Berkeley Faculty Link Program

Faculty Link logo

Promoting faculty success, satisfaction, and belonging

Faculty Link is a faculty-led program designed to build connections and community across campus through events, career mentoring, and support. The program has three components: on demand one-on-one advising, forums, and identity gatherings.

The program is available to senate faculty, as well as adjunct faculty, clinical faculty, and cooperative extension specialists.

Fall 2024 event registration is open!

Faculty Core Advisors from a variety of disciplines are available for one-on-one advising and support. Discussion topics can range from serious issues and concerns to where to find the best coffee near campus. Reach out to one (or more) of our outstanding faculty Core Advisors for advice, support, or just to chat! 

Faculty Link forums are larger group events on topics related to faculty experiences (e.g., getting grants, work-life balance, new research directions, etc.), designed for meaningful discussion and career support. 

Identity gatherings offer faculty with shared identities opportunities to build community in casual get-togethers (e.g., faculty parents, LGBTQ+ faculty, Black faculty, Teaching Professors, etc.). 

Berkeley Faculty Link Core Advisors

This video was made by Faculty Link Core Advisors in 2022. Play the video to learn more about this program for senate faculty!

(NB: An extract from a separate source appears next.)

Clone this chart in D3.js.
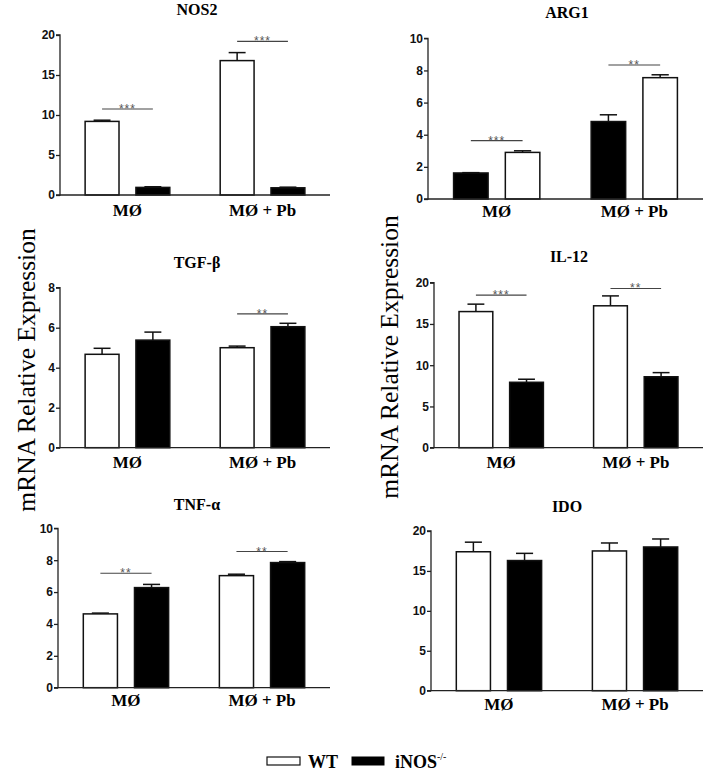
<!DOCTYPE html>
<html>
<head>
<meta charset="utf-8">
<script src="https://cdn.jsdelivr.net/npm/d3@7"></script>
<style>
  html, body { margin: 0; padding: 0; background: #fff; }
  svg { display: block; }
</style>
</head>
<body>
<svg id="chart" width="708" height="776"></svg>
<script>
// ---------------- DATA ----------------
const categories = ["MØ", "MØ + Pb"];
const genes = ["NOS2", "ARG1", "TGF-β", "IL-12", "TNF-α", "IDO"];

const nos2WT = [9.2, 16.8],  nos2WTErr = [0.15, 1.0];
const nos2KO = [0.95, 0.9],  nos2KOErr = [0.08, 0.08];

const arg1WT = [2.9, 7.55],  arg1WTErr = [0.1, 0.18];
const arg1KO = [1.62, 4.82], arg1KOErr = [0.02, 0.42];

const tgfWT = [4.67, 5.0],   tgfWTErr = [0.3, 0.08];
const tgfKO = [5.38, 6.05],  tgfKOErr = [0.4, 0.17];

const il12WT = [16.5, 17.2], il12WTErr = [0.9, 1.2];
const il12KO = [7.93, 8.6],  il12KOErr = [0.37, 0.5];

const tnfWT = [4.63, 7.03],  tnfWTErr = [0.05, 0.09];
const tnfKO = [6.28, 7.85],  tnfKOErr = [0.2, 0.06];

const idoWT = [17.4, 17.5],  idoWTErr = [1.2, 1.0];
const idoKO = [16.3, 18.0],  idoKOErr = [0.9, 1.0];

const nos2Ticks = [0, 5, 10, 15, 20];
const arg1Ticks = [0, 2, 4, 6, 8, 10];
const tgfTicks  = [0, 2, 4, 6, 8];
const il12Ticks = [0, 5, 10, 15, 20];
const tnfTicks  = [0, 2, 4, 6, 8, 10];
const idoTicks  = [0, 5, 10, 15, 20];

// significance: [category index, bracket height (data units), label]
const nos2Sig = [[0, 10.75, "***"], [1, 19.2, "***"]];
const arg1Sig = [[0, 3.63, "***"], [1, 8.34, "**"]];
const tgfSig  = [[1, 6.69, "**"]];
const il12Sig = [[0, 18.5, "***"], [1, 19.3, "**"]];
const tnfSig  = [[0, 7.18, "**"], [1, 8.54, "**"]];
const idoSig  = [];

// bar order within each group (ARG1 is drawn black first in the original)
const barOrder = [["WT","KO"], ["KO","WT"], ["WT","KO"], ["WT","KO"], ["WT","KO"], ["WT","KO"]];
const legendLabels = ["WT", "iNOS"];

const panelData = [
  {wt: nos2WT, wtErr: nos2WTErr, ko: nos2KO, koErr: nos2KOErr, ticks: nos2Ticks, sig: nos2Sig},
  {wt: arg1WT, wtErr: arg1WTErr, ko: arg1KO, koErr: arg1KOErr, ticks: arg1Ticks, sig: arg1Sig},
  {wt: tgfWT,  wtErr: tgfWTErr,  ko: tgfKO,  koErr: tgfKOErr,  ticks: tgfTicks,  sig: tgfSig},
  {wt: il12WT, wtErr: il12WTErr, ko: il12KO, koErr: il12KOErr, ticks: il12Ticks, sig: il12Sig},
  {wt: tnfWT,  wtErr: tnfWTErr,  ko: tnfKO,  koErr: tnfKOErr,  ticks: tnfTicks,  sig: tnfSig},
  {wt: idoWT,  wtErr: idoWTErr,  ko: idoKO,  koErr: idoKOErr,  ticks: idoTicks,  sig: idoSig}
];

// ---------------- LAYOUT ----------------
const layout = [
  {x0: 60,  x1: 330, yTop: 35,    yBot: 195,   titleX: 197, titleY: 15,  labY: 216},
  {x0: 428, x1: 703, yTop: 38.3,  yBot: 199,   titleX: 567, titleY: 18,  labY: 217},
  {x0: 60,  x1: 330, yTop: 287.7, yBot: 447.7, titleX: 197, titleY: 268, labY: 468},
  {x0: 434, x1: 703, yTop: 282.7, yBot: 447.7, titleX: 569, titleY: 262, labY: 468},
  {x0: 58,  x1: 330, yTop: 528.3, yBot: 687.7, titleX: 197, titleY: 510, labY: 706},
  {x0: 431, x1: 703, yTop: 531,   yBot: 690.7, titleX: 567, titleY: 512, labY: 710}
];

const svg = d3.select("#chart");
const serif = "'Liberation Serif', 'Times New Roman', serif";
const sans = "'Liberation Sans', Arial, sans-serif";
const axisColor = "#222";
const fillFor = {WT: "#fff", KO: "#000"};

panelData.forEach((p, i) => {
  const L = layout[i];
  const g = svg.append("g");
  const yMax = p.ticks[p.ticks.length - 1];
  const y = d3.scaleLinear().domain([0, yMax]).range([L.yBot, L.yTop]);
  const x = d3.scaleBand().domain(categories).range([L.x0, L.x1])
              .paddingInner(0.373).paddingOuter(0.186);
  const xs = d3.scaleBand().domain(barOrder[i]).range([0, x.bandwidth()])
               .paddingInner(0.333).paddingOuter(0);

  // title
  g.append("text").attr("x", L.titleX).attr("y", L.titleY)
    .attr("text-anchor", "middle").attr("font-family", serif)
    .attr("font-weight", "bold").attr("font-size", 16).attr("fill", "#000")
    .text(genes[i]);

  // bars
  const bars = [];
  categories.forEach((c, ci) => {
    barOrder[i].forEach(s => {
      const v = s === "WT" ? p.wt[ci] : p.ko[ci];
      const e = s === "WT" ? p.wtErr[ci] : p.koErr[ci];
      bars.push({c, s, v, e});
    });
  });

  // error bars (upper only)
  bars.forEach(b => {
    const cx = x(b.c) + xs(b.s) + xs.bandwidth() / 2;
    const capW = xs.bandwidth() / 2;
    g.append("line").attr("x1", cx).attr("x2", cx)
      .attr("y1", y(b.v)).attr("y2", y(b.v + b.e))
      .attr("stroke", "#111").attr("stroke-width", 1.5);
    g.append("line").attr("x1", cx - capW / 2).attr("x2", cx + capW / 2)
      .attr("y1", y(b.v + b.e)).attr("y2", y(b.v + b.e))
      .attr("stroke", "#111").attr("stroke-width", 1.5);
  });

  g.selectAll("rect.bar").data(bars).enter().append("rect")
    .attr("class", "bar")
    .attr("x", d => x(d.c) + xs(d.s))
    .attr("y", d => y(d.v))
    .attr("width", xs.bandwidth())
    .attr("height", d => y(0) - y(d.v))
    .attr("fill", d => fillFor[d.s])
    .attr("stroke", "#111").attr("stroke-width", 1.5);

  // significance brackets
  p.sig.forEach(([ci, h, lab]) => {
    const c = categories[ci];
    const xa = x(c) + xs(barOrder[i][0]) + xs.bandwidth() / 2;
    const xb = x(c) + xs(barOrder[i][1]) + xs.bandwidth() / 2;
    g.append("line").attr("x1", xa).attr("x2", xb)
      .attr("y1", y(h)).attr("y2", y(h))
      .attr("stroke", "#444").attr("stroke-width", 1.1);
    g.append("text").attr("x", (xa + xb) / 2).attr("y", y(h) + 4)
      .attr("text-anchor", "middle").attr("font-family", sans)
      .attr("font-size", 12).attr("letter-spacing", 1).attr("fill", "#555")
      .text(lab);
  });

  // y axis
  const yAxis = d3.axisLeft(y).tickValues(p.ticks).tickSize(4).tickPadding(1)
                  .tickFormat(d3.format("d"));
  const ya = g.append("g").attr("transform", `translate(${L.x0},0)`).call(yAxis);
  ya.select(".domain").attr("stroke", axisColor).attr("stroke-width", 1.3)
    .attr("d", `M-4,${L.yTop}H0V${L.yBot}H-4`);
  ya.selectAll(".tick line").attr("stroke", axisColor).attr("stroke-width", 1.3);
  ya.selectAll(".tick text").attr("font-family", sans).attr("font-weight", "bold")
    .attr("font-size", 12).attr("fill", "#111");

  // x axis (no ticks)
  const xAxis = d3.axisBottom(x).tickSize(0).tickPadding(0);
  const xa = g.append("g").attr("transform", `translate(0,${L.yBot})`).call(xAxis);
  xa.select(".domain").attr("stroke", axisColor).attr("stroke-width", 1.3)
    .attr("d", `M${L.x0},0H${L.x1}`);
  xa.selectAll(".tick text").attr("font-family", serif).attr("font-weight", "bold")
    .attr("font-size", 17).attr("fill", "#000")
    .attr("dy", null).attr("y", L.labY - L.yBot);
});

// y-axis titles
[[35, 370], [398, 357]].forEach(([bx, cy]) => {
  svg.append("text")
    .attr("transform", `translate(${bx},${cy}) rotate(-90)`)
    .attr("text-anchor", "middle").attr("font-family", serif)
    .attr("font-size", 25.5).attr("fill", "#000")
    .text("mRNA Relative Expression");
});

// legend
const leg = svg.append("g");
leg.append("rect").attr("x", 267).attr("y", 757).attr("width", 33).attr("height", 8)
  .attr("fill", "#fff").attr("stroke", "#111").attr("stroke-width", 1.2);
leg.append("text").attr("x", 308).attr("y", 768).attr("font-family", serif)
  .attr("font-weight", "bold").attr("font-size", 18).text(legendLabels[0]);
leg.append("rect").attr("x", 352).attr("y", 757).attr("width", 32).attr("height", 8)
  .attr("fill", "#000").attr("stroke", "#000");
const t2 = leg.append("text").attr("x", 395).attr("y", 768).attr("font-family", serif)
  .attr("font-weight", "bold").attr("font-size", 18);
t2.append("tspan").text(legendLabels[1]);
t2.append("tspan").attr("font-size", 10).attr("font-weight", "normal").attr("dy", -8).text("-/-");
</script>
</body>
</html>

It was a lifeline in a semester when I was really rethinking everything about my career. Very helpful to have frank conversations with faculty outside my department.
Program participant
I valued hearing from a wide variety of perspectives, and realizing that we all face different versions of the same challenges.
Program participant

Faculty Leads: Special Advisors to the Provost on Climate and Mentoring

Noah Whiteman

Noah Whiteman

Professor, Integrative Biology and Molecular & Cell Biology

Because of my personal history, I am interested in encouraging those from all backgrounds to join and enrich the scientific enterprise with their perspectives--this includes, of course, those with liberal and conservative political perspectives, those who hold religious views and those who do not, those from big cities or those from rural areas. I am a first-generation college student. I was the first openly gay faculty member in my department at the University of Arizona and I am also the first in my new department at the University of California, Berkeley. I have found academia to be an oasis: at each university where I have worked I came to believe that I belonged there. I look forward to the day when none of us is judged by non-merit based criteria, where none of us has to talk about rising above societal perceptions of income, ethnicity, religion, physical traits, accents, sexual orientation or gender, political opinions and where human diversity is embraced in all of its forms, at all levels in our society and in every place. Until that day comes, we need to talk about it.

SanSan KwanSanSan Kwan

Professor, Theater, Dance, and Performance Studies

In both my former job at a Cal State and over the past twelve years here at UC Berkeley, I have learned a bit about navigating academic institutions as a woman of color faculty in the arts and humanities. I would be really excited to connect with my peers across campus to share insights and challenges.